Given problem: Nothing after the line with "722, 742, 748];" belongs in the copy; extract the lines below from the top through that line, pictures left out.

Data provided:

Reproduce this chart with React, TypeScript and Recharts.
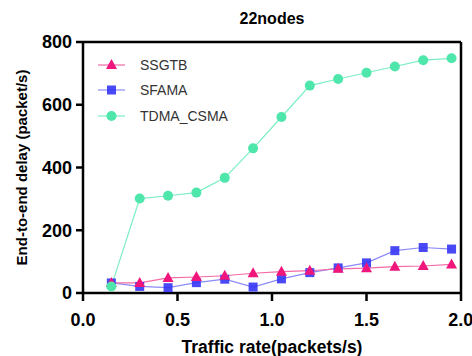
import { LineChart, Line, XAxis, YAxis } from "recharts";

const rates = [0.15, 0.3, 0.45, 0.6, 0.75, 0.9, 1.05, 1.2, 1.35, 1.5, 1.65, 1.8, 1.95];
const ssgtb = [32, 32, 48, 51, 55, 63, 68, 71, 77, 79, 84, 86, 91];
const sfama = [32, 21, 17, 33, 44, 19, 45, 65, 80, 96, 135, 145, 140];
const tdmaCsma = [21, 301, 310, 320, 367, 461, 561, 661, 682, 702, 722, 742, 748];

const xTicks = [0, 0.5, 1, 1.5, 2];
const yTicks = [0, 200, 400, 600, 800];

const data = rates.map((rate, i) => ({
  rate,
  SSGTB: ssgtb[i],
  SFAMA: sfama[i],
  TDMA_CSMA: tdmaCsma[i],
}));

const series = [
  { key: "SSGTB", marker: "#f0167c", line: "#f46aa6", shape: "triangle" },
  { key: "SFAMA", marker: "#3535f5", line: "#8a8af8", shape: "square" },
  { key: "TDMA_CSMA", marker: "#4fe6ac", line: "#7aeec2", shape: "circle" },
];

const FONT = "'Liberation Sans', Arial, sans-serif";

function Marker({ cx, cy, shape, color }: { cx: number; cy: number; shape: string; color: string }) {
  if (shape === "triangle") {
    return <polygon points={`${cx},${cy - 6} ${cx - 5.5},${cy + 4} ${cx + 5.5},${cy + 4}`} fill={color} />;
  }
  if (shape === "square") {
    return <rect x={cx - 4.5} y={cy - 4.5} width={9} height={9} fill={color} fillOpacity={0.9} />;
  }
  return <circle cx={cx} cy={cy} r={5} fill={color} />;
}

function LegendBox() {
  return (
    <div style={{ position: "absolute", left: 98, top: 52, fontFamily: FONT, fontSize: 14, color: "#333" }}>
      {series.map((s) => (
        <div key={s.key} style={{ display: "flex", alignItems: "center", height: 25.5 }}>
          <svg width={30} height={14}>
            <line x1={0} y1={7} x2={27} y2={7} stroke={s.line} strokeWidth={1.2} />
            <Marker cx={13.5} cy={7} shape={s.shape} color={s.marker} />
          </svg>
          <span style={{ marginLeft: 12 }}>{s.key}</span>
        </div>
      ))}
    </div>
  );
}

const drawOrder = ["SFAMA", "SSGTB", "TDMA_CSMA"];

export default function App() {
  const axisStyle = { stroke: "#000", strokeWidth: 2.5 };
  const tickStyle = { fill: "#000", fontSize: 18, fontWeight: 700, fontFamily: FONT };
  return (
    <div style={{ position: "absolute", left: 0, top: 0, width: 472, height: 356, background: "#fff" }}>
      <div
        style={{
          position: "absolute",
          left: 237,
          top: 10,
          width: 70,
          textAlign: "center",
          fontFamily: FONT,
          fontWeight: 700,
          fontSize: 16,
        }}
      >
        22nodes
      </div>
      <LineChart width={472} height={356} data={data} margin={{ top: 42, right: 11, left: 0, bottom: 0 }}>
        <XAxis
          xAxisId="top"
          orientation="top"
          dataKey="rate"
          type="number"
          domain={[0, 2]}
          ticks={xTicks}
          tick={false}
          mirror
          height={1}
          tickSize={8}
          axisLine={axisStyle}
          tickLine={axisStyle}
        />
        <YAxis
          yAxisId="right"
          orientation="right"
          type="number"
          domain={[0, 800]}
          ticks={yTicks}
          tick={false}
          mirror
          width={1}
          tickSize={8}
          axisLine={axisStyle}
          tickLine={axisStyle}
        />
        <XAxis
          dataKey="rate"
          type="number"
          domain={[0, 2]}
          ticks={xTicks}
          tickFormatter={(v: number) => v.toFixed(1)}
          height={63}
          tickSize={8}
          tickMargin={12}
          axisLine={axisStyle}
          tickLine={axisStyle}
          tick={tickStyle}
          label={{
            value: "Traffic rate(packets/s)",
            position: "insideBottom",
            offset: 3,
            style: { fill: "#000", fontSize: 17.5, fontWeight: 700, fontFamily: FONT },
          }}
        />
        <YAxis
          type="number"
          domain={[0, 800]}
          ticks={yTicks}
          width={83}
          tickSize={7}
          tickMargin={4}
          axisLine={axisStyle}
          tickLine={axisStyle}
          tick={tickStyle}
          label={{
            value: "End-to-end delay (packet/s)",
            angle: -90,
            position: "insideLeft",
            offset: 22,
            style: { textAnchor: "middle", fill: "#000", fontSize: 15, fontWeight: 700, fontFamily: FONT },
          }}
        />
        {/* invisible series so the mirrored frame axes get drawn */}
        <Line
          xAxisId="top"
          yAxisId="right"
          dataKey="TDMA_CSMA"
          stroke="none"
          dot={false}
          activeDot={false}
          isAnimationActive={false}
        />
        {drawOrder.map((k) => {
          const s = series.find((x) => x.key === k)!;
          return (
            <Line
              key={s.key}
              dataKey={s.key}
              stroke={s.line}
              strokeWidth={1.2}
              isAnimationActive={false}
              dot={(p: any) => <Marker key={`${s.key}-${p.index}`} cx={p.cx} cy={p.cy} shape={s.shape} color={s.marker} />}
              activeDot={false}
            />
          );
        })}
      </LineChart>
      <LegendBox />
    </div>
  );
}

Expected answer:
Reproduce this chart with React, TypeScript and Recharts.
import { LineChart, Line, XAxis, YAxis } from "recharts";

const rates = [0.15, 0.3, 0.45, 0.6, 0.75, 0.9, 1.05, 1.2, 1.35, 1.5, 1.65, 1.8, 1.95];
const ssgtb = [32, 32, 48, 51, 55, 63, 68, 71, 77, 79, 84, 86, 91];
const sfama = [32, 21, 17, 33, 44, 19, 45, 65, 80, 96, 135, 145, 140];
const tdmaCsma = [21, 301, 310, 320, 367, 461, 561, 661, 682, 702, 722, 742, 748];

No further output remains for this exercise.